Bunun et Piuma

Samedi 23 janvier 17h
Théâtre des Abbesses
BUNUN ET PIUMA
République de Chine, Taïwan

La fierté des tribus
« Le Pacifique, colonie taïwanaise, titrait le journal « Le Monde », le 31 janvier 2009. Cette affirmation lapidaire résume le résultat de deux études scientifiques, l’une linguistique l’autre génétique. Elles attestent , poursuit le quotidien, que « les ancêtres de toutes les populations du vaste domaine austronésien (de Madagascar à la Polynésie et jusqu’à l’île de Pâques) étaient établis sur l’île de Taïwan il y a quelque cinquante siècles et ont essaimé d’île en île, en plusieurs vagues migratoires… »
Les descendants de ces lointains « ancêtres » composent de nos jours à Taïwan, les populations « aborigènes ». Celles-ci ont, au fil des siècles, connu un processus de différenciation culturelle – variété des langues et diversité des us et coutumes – fruit du relief accidenté de l’île et, donc, de leur relatif isolement. Quatorze de ces ethnies aborigènes sont aujourd’hui reconnues, parmi lesquelles les Païwan – dont font partie les Piuma – et les Bunun. Les premiers résident au sud, les seconds, au centre de l’île.
Autrefois, peuples guerriers des montagnes, ces deux ethnies vivaient de la chasse et de l’agriculture.
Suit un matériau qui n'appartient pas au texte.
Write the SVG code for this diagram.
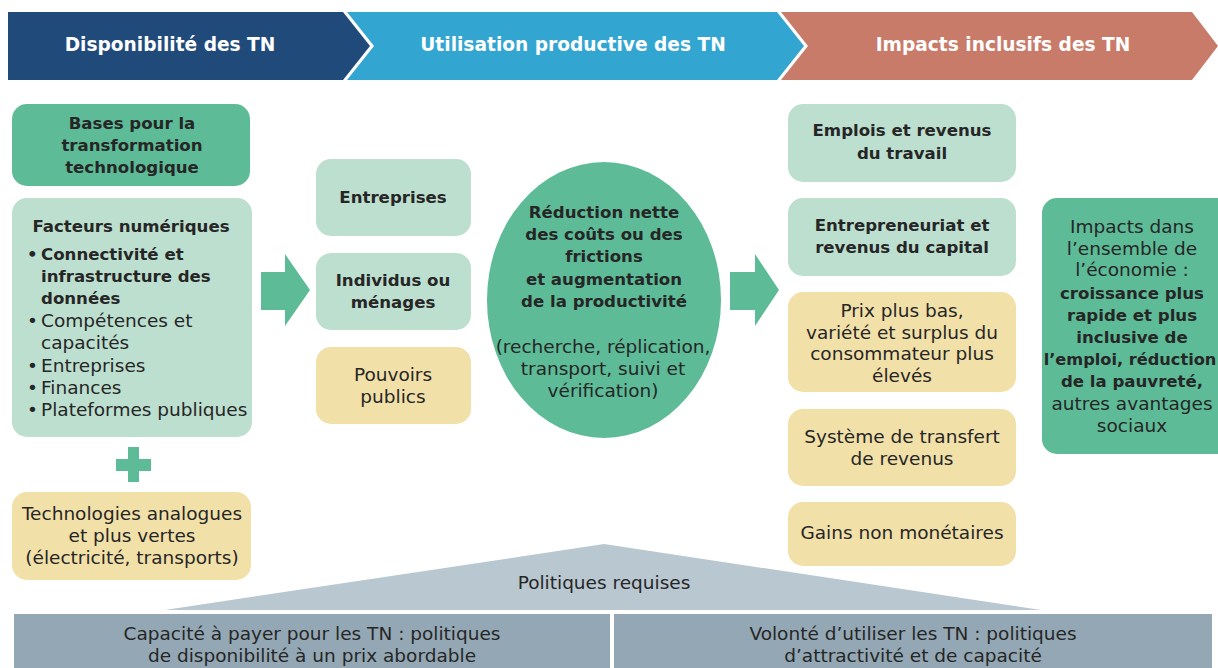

Elles vouaient à leurs ancêtres un culte et les shamanes apaisaient les tourments de l’âme, soignaient les maux du corps et conversaient avec les dieux. Aujourd’hui, certains cultivent encore la terre mais nombre de jeunes préfèrent les lumières de la ville. Le ciel est accommodant et les dieux ne sont guère jaloux : le shamane partage ses pouvoirs avec le pasteur ou le prêtre mais le culte des ancêtres se perpétue.
Ethnomusicologue, le professeur Wu remarque que la transmission orale favorise, dans le champ musical, l’émergence de l’improvisation. Il ajoute que les improvisations vocales des aborigènes sont « marquées par des procédés techniques spécifiques ». Les Païwan, écrit-il, maîtrisent l’usage de la basse continue avec le « bourdon »* et l’ « ostinato »** et, les Bunun pratiquent l’harmonie et, dans les chants pour la récolte du millet, le « tuilage »***.
Chez les Piuma, chants d’amour et de mariage constituent un pan du répertoire traditionnel. A cappella, une femme et deux hommes de la tribu en offrent un florilège. Les hommes jouent également du « biti », une double flûte nasale en bambou. Ses sonorités expriment la joie à l’occasion des demandes en mariage ou bien, au contraire, la tristesse lors des funérailles.
Les Bunun, quant à eux, ne connaissent ni chants de mariage ni chants funèbres. Leur art vocal est polyphonique. De leurs voix puissantes, les hommes perpétuent la tradition de ces chants rituels de chasse , de guerre ou bien liés à la terre tel cet impressionnant « Passi but but», polyphonie pour la récolte du millet. Sans doute le plus beau.
Culture chinoise, christianisme, occupation japonaise, modernité occidentale… autant d’influences nouvelles ; le contexte culturel a changé : millénaire, la transmission orale a succombé. Désormais, ces chants ne sont plus que les vestiges d’une culture révolue, issue des profondeurs de l’Histoire taïwanaise, dont quelques anciens ont perpétué la mémoire. Eclats précieux du patrimoine de ces ancêtres d’une partie de l’humanité, parvenus jusqu’à nous comme la lueur de lointaines étoiles.

JACQUES ERWAN

* Emission constante et insistante d’une note comme accompagnement d’une mélodie généralement en rapport consonant avec la note fondamentale de cette dernière.

** Brève formule mélodique, habituellement confiée à la voix la plus grave, qui est répétée plusieurs fois et s’oppose, par son caractère répétitif, au mouvement varié des autres voix.

*** Une section d’un chœur entonne sa partie avant qu’une autre section soit arrivée au terme de son chant.